In contrast, with the current data center model as described earlier, the ACLs and firewall rules related to applications often are not removed even when applications are decommissioned because the organization may have millions of ACLs and firewall rules and be unsure of the effect of removing them. This puts the organization at risk of noncompliance during auditing and also increases risk to the organization because new ACLs may conflict with existing, stale ACLs and firewall rules.
Open and Extensible Policy Framework Supports Defense in Depth
Cisco ACI also supports flexible third-party service insertion and policy automation for critical security services such as firewalls, IDSs, and IPSs in the application flow associated with one (or more) ANPs, regardless of the location of these third-party services in the data center. This integration is open and can be performed either through exposure of the functions and services provided by the third party through a device package or directly by calling Cisco ACI’s open southbound protocol and API (OpFlex). This feature allows the security administrator to keep, integrate, or extend previous defined security policies by using these third-party services and devices when connecting them to the Cisco ACI fabric. Several Layer 4 through 7 security device vendors are working with Cisco to develop device packages for Cisco ACI, including A10 Networks, Citrix, Embrane, F5, and Radware. In addition, Cisco ASA Adaptive Security Appliances and Sourcefire security products are being integrated with Cisco ACI to offer a fully supported combined solution by Cisco. A complete list of ecosystem partners integrating with Cisco ACI (including Layer 4 through 7 security vendors, security intelligence vendors such as Splunk, and compliance vendors such as Catbird) is available at http://www.cisco.com/c/en/us/solutions/data-center-virtualization/unified-fabric/aci_ecosystem.html.
This feature enables investment protection and mitigates security risk by supporting a defense-in-depth security strategy.
Figure 2. Cisco ACI Automates Layer 4-7 Security Policy Across Physical and Virtual Workloads
Secure Multitenancy and Built-in Stateless Layer 4 Firewall
Cisco ACI fabric supports secure multitenancy at scale and enables complete isolation of network traffic and security policy administration for each tenant. All tenants can define their own private networks using one or more contexts (analogous to the Virtual Routing and Forwarding [VRF] construct). Tenant users can define their own ANPs, bridged domains, and security policies for their applications. The Cisco ACI multitenancy security model enables complete separation of management, administration, and troubleshooting and the underlying network infrastructure.

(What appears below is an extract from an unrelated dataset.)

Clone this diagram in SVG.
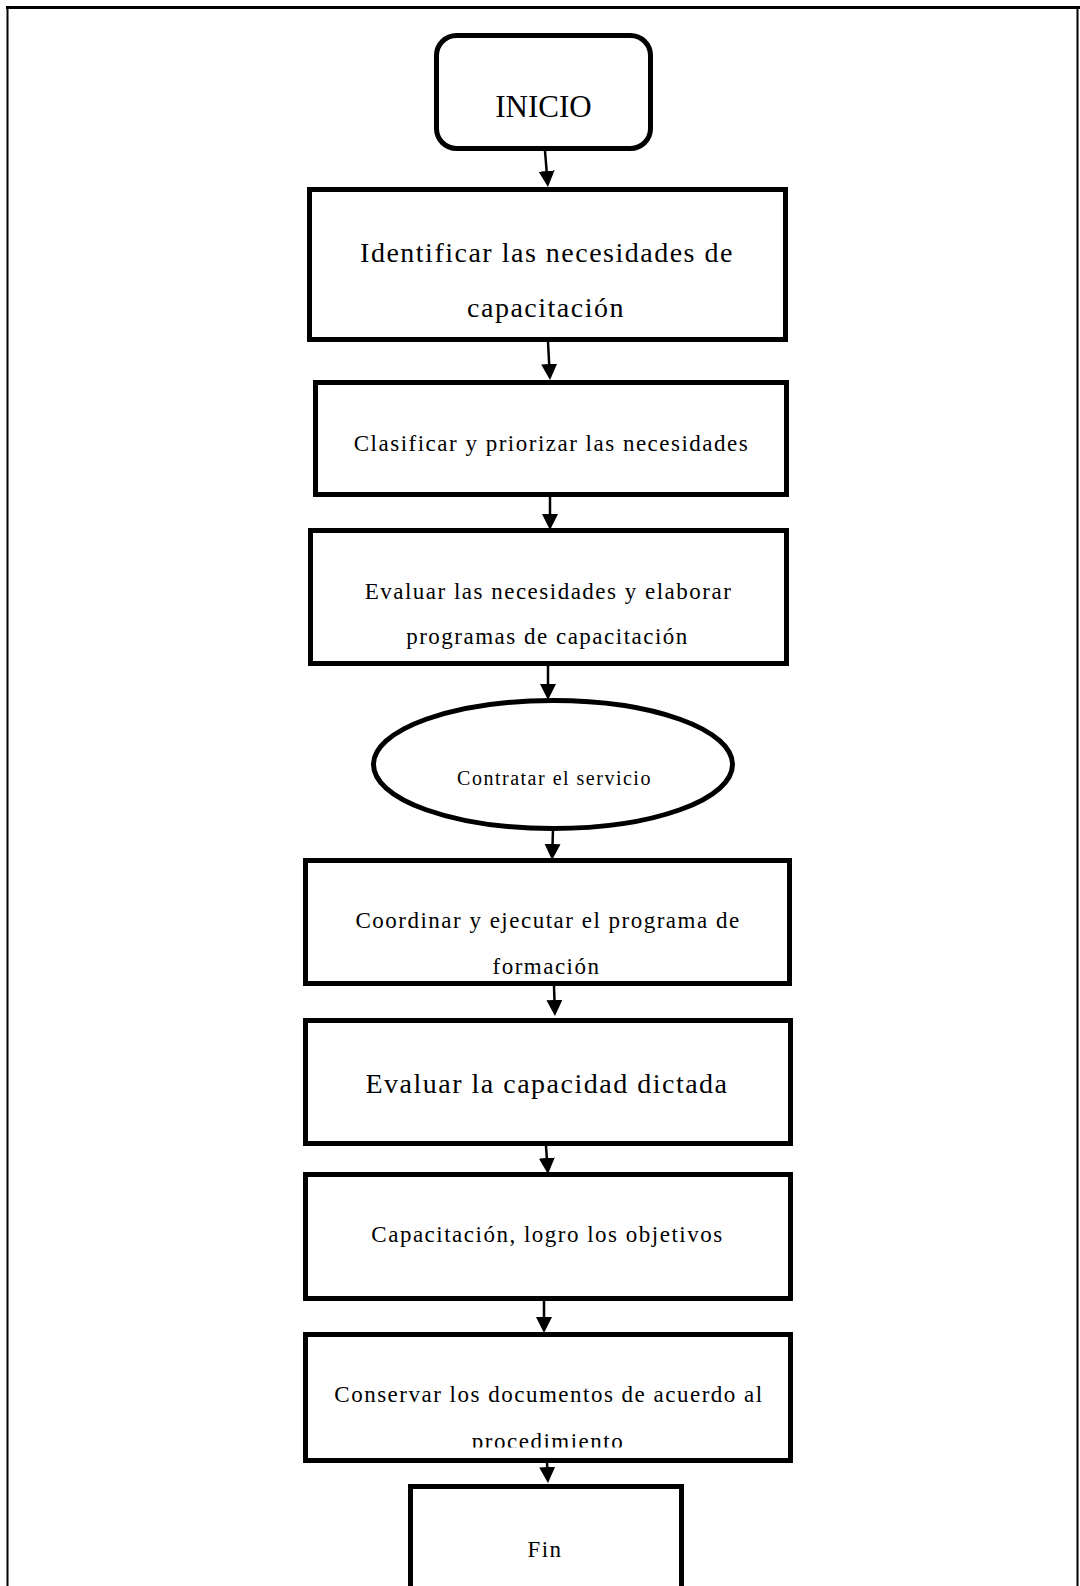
<svg xmlns="http://www.w3.org/2000/svg" width="1080" height="1586" viewBox="0 0 1080 1586">
  <style>
    .frame { fill: none; stroke: #000; }
    .box { fill: #fff; stroke: #000; stroke-width: 5; }
    .lbl { font-family: "Liberation Serif", "Times New Roman", serif; fill: #000; text-anchor: middle; }
    .sp { letter-spacing: 1.5px; }
    .edge { fill: none; stroke: #000; stroke-width: 2.5; }
  </style>
  <defs>
    <marker id="arrow" markerUnits="userSpaceOnUse" markerWidth="17" markerHeight="17" refX="8" refY="8" orient="auto">
      <path d="M0,0 L16,8 L0,16 z" fill="#000"/>
    </marker>
    <clipPath id="clip-last-line">
      <rect x="300" y="1330" width="500" height="117.5"/>
    </clipPath>
  </defs>

  <rect width="1080" height="1586" fill="#fff"/>

  <!-- page frame -->
  <g id="frame">
    <line class="frame" x1="6" y1="7.5" x2="1080" y2="7.5" stroke-width="3"/>
    <line class="frame" x1="7.5" y1="6" x2="7.5" y2="1586" stroke-width="2"/>
    <line class="frame" x1="1077.5" y1="6" x2="1077.5" y2="1586" stroke-width="2"/>
  </g>

  <!-- connectors -->
  <g id="connectors">
    <line class="edge" x1="545" y1="151" x2="547.3" y2="179" marker-end="url(#arrow)"/>
    <line class="edge" x1="548" y1="342" x2="549.6" y2="372" marker-end="url(#arrow)"/>
    <line class="edge" x1="550" y1="497" x2="550" y2="522" marker-end="url(#arrow)"/>
    <line class="edge" x1="548" y1="666" x2="548" y2="692" marker-end="url(#arrow)"/>
    <line class="edge" x1="553" y1="829" x2="552.3" y2="852" marker-end="url(#arrow)"/>
    <line class="edge" x1="554" y1="986" x2="554.7" y2="1008" marker-end="url(#arrow)"/>
    <line class="edge" x1="546" y1="1146" x2="547.4" y2="1166" marker-end="url(#arrow)"/>
    <line class="edge" x1="544" y1="1301" x2="544" y2="1325" marker-end="url(#arrow)"/>
    <line class="edge" x1="547" y1="1462" x2="547.6" y2="1475" marker-end="url(#arrow)"/>
  </g>

  <!-- start -->
  <g id="inicio">
    <rect class="box" x="436.5" y="35.5" width="214" height="113" rx="20" ry="20"/>
    <text class="lbl" x="543.5" y="117" font-size="31">INICIO</text>
  </g>

  <g id="identificar">
    <rect class="box" x="309.5" y="189.5" width="476" height="150"/>
    <text class="lbl sp" x="547" y="262" font-size="28">Identificar las necesidades de</text>
    <text class="lbl sp" x="546" y="317" font-size="28">capacitación</text>
  </g>

  <g id="clasificar">
    <rect class="box" x="315.5" y="382.5" width="471" height="112"/>
    <text class="lbl sp" x="551.5" y="451" font-size="23">Clasificar y priorizar las necesidades</text>
  </g>

  <g id="evaluar-necesidades">
    <rect class="box" x="310.5" y="530.5" width="476" height="133"/>
    <text class="lbl sp" x="548.5" y="599" font-size="23">Evaluar las necesidades y elaborar</text>
    <text class="lbl sp" x="547.5" y="644" font-size="23">programas de capacitación</text>
  </g>

  <g id="contratar">
    <ellipse class="box" cx="553" cy="764.5" rx="179.5" ry="64"/>
    <text class="lbl sp" x="554.5" y="785" font-size="20">Contratar el servicio</text>
  </g>

  <g id="coordinar">
    <rect class="box" x="305.5" y="860.5" width="484" height="123"/>
    <text class="lbl sp" x="548" y="928" font-size="23">Coordinar y ejecutar el programa de</text>
    <text class="lbl sp" x="546.5" y="974" font-size="23">formación</text>
  </g>

  <g id="evaluar-capacidad">
    <rect class="box" x="305.5" y="1020.5" width="485" height="123"/>
    <text class="lbl sp" x="547" y="1093" font-size="28">Evaluar la capacidad dictada</text>
  </g>

  <g id="capacitacion">
    <rect class="box" x="305.5" y="1174.5" width="485" height="124"/>
    <text class="lbl sp" x="547.5" y="1242" font-size="23">Capacitación, logro los objetivos</text>
  </g>

  <g id="conservar">
    <rect class="box" x="305.5" y="1334.5" width="485" height="126"/>
    <text class="lbl sp" x="549" y="1402" font-size="23">Conservar los documentos de acuerdo al</text>
    <text class="lbl sp" x="548" y="1448.5" font-size="23" clip-path="url(#clip-last-line)">procedimiento</text>
  </g>

  <!-- end -->
  <g id="fin">
    <rect class="box" x="410.5" y="1486.5" width="271" height="130"/>
    <text class="lbl sp" x="545" y="1557" font-size="23">Fin</text>
  </g>
</svg>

In many cases, customers need to enforce basic firewall policy to allow traffic only on certain ports to certain parts of the network. These are typically stateless firewall rules (zone-based firewalling). In such scenarios, customers can use Cisco ACI embedded capabilities to provide a stateless Layer 4 distributed firewall to allow traffic between two endpoint groups (through contracts) based on Layer 4 criteria such as protocol and Layer 4 port and range. Policy within a Cisco ACI fabric is applied between two EPGs. Unlike with a traditional ACL, which statically binds filtering policies to particular source and destination IP addresses, these policies can be applied in either unidirectional or bidirectional mode between any given pair of EPGs. These policies then define the allowed communication between EPGs.
For advanced threat mitigation and next-generation firewall services, Cisco ACI can also redirect traffic based on policy to external Layer 4 through 7 security devices using service chaining and automate the provisioning of rules for those devices. These two capabilities are not mutually exclusive and can be used concurrently on a per-contract basis, hence potentially allowing the replacement of multiple zone-based stateless firewalls usually spread across the data center network. The capability to enforce policy in the Cisco ACI fabric also enables it to scale without compromise. To support stateful high scalability, Cisco ACI is fully interoperable with such solutions as Cisco ASA clustering, which allows aggregation of up to 16 high-performance firewall appliances into a single logical firewall service producer. Cisco ACI can reuse the single cluster for multiple firewall device instances, combining stateful security with multitenancy while allowing the underlying hardware to be upgraded and maintained with no impact on the transit application connections.
Automated Policy Compliance
Cisco ACI fabric supports multitenancy and network and application segmentation that addresses the compliance requirements for a secure trusted network. Cisco ACI also helps ensure that the policy configuration in the fabric is synchronized with the policy defined in Cisco APIC at any time. Northbound APIs can be used to pull the policy and audit logs, centrally, from Cisco APIC and create compliance reports (for example, for PCI and other regulations). Security administrators also benefit from the visibility provided by Cisco ACI (inclusive of health scores) to better evaluate the availability aspect of data security when performing capacity planning and analyzing security breaches. This view enables real-time IT risk assessment and reduces the risk to organizations resulting from noncompliance.
Deep Visibility and Accelerated Threat Detection and Mitigation
Cisco ACI supports policy counters and logging in hardware to provide deep visibility and forensics information. Cisco APIC gathers time-stamped network traffic data from the Cisco ACI fabric to offer real-time network intelligence and global visibility across physical and virtual network boundaries. This feature enables real-time visibility into network traffic and accelerates threat detection for network and security administrators. Cisco APIC northbound APIs can be used to integrate with security information and event management platforms and automate response to threats identified on the network based on policies.
To effectively transition from a traditional data center operation model to a next-generation data center and cloud, organizations need to address new security challenges in the data center. The host virtualization-based software-overlay approach doesn’t effectively address the security requirements of next-generation data centers because it lacks support for physical workloads, offers limited visibility and scalability, and lacks unified management. Cisco ACI security enables unified security policy lifecycle management with the capability to enforce policies anywhere in the data center across physical and virtual workloads. It offers complete automation of Layer 4 through 7 security policies and supports a defense-in-depth strategy while enabling deep visibility, automated policy compliance, and accelerated threat detection and mitigation. Cisco ACI is the only approach that focuses on the application by delivering segmentation that is dynamic and application centered.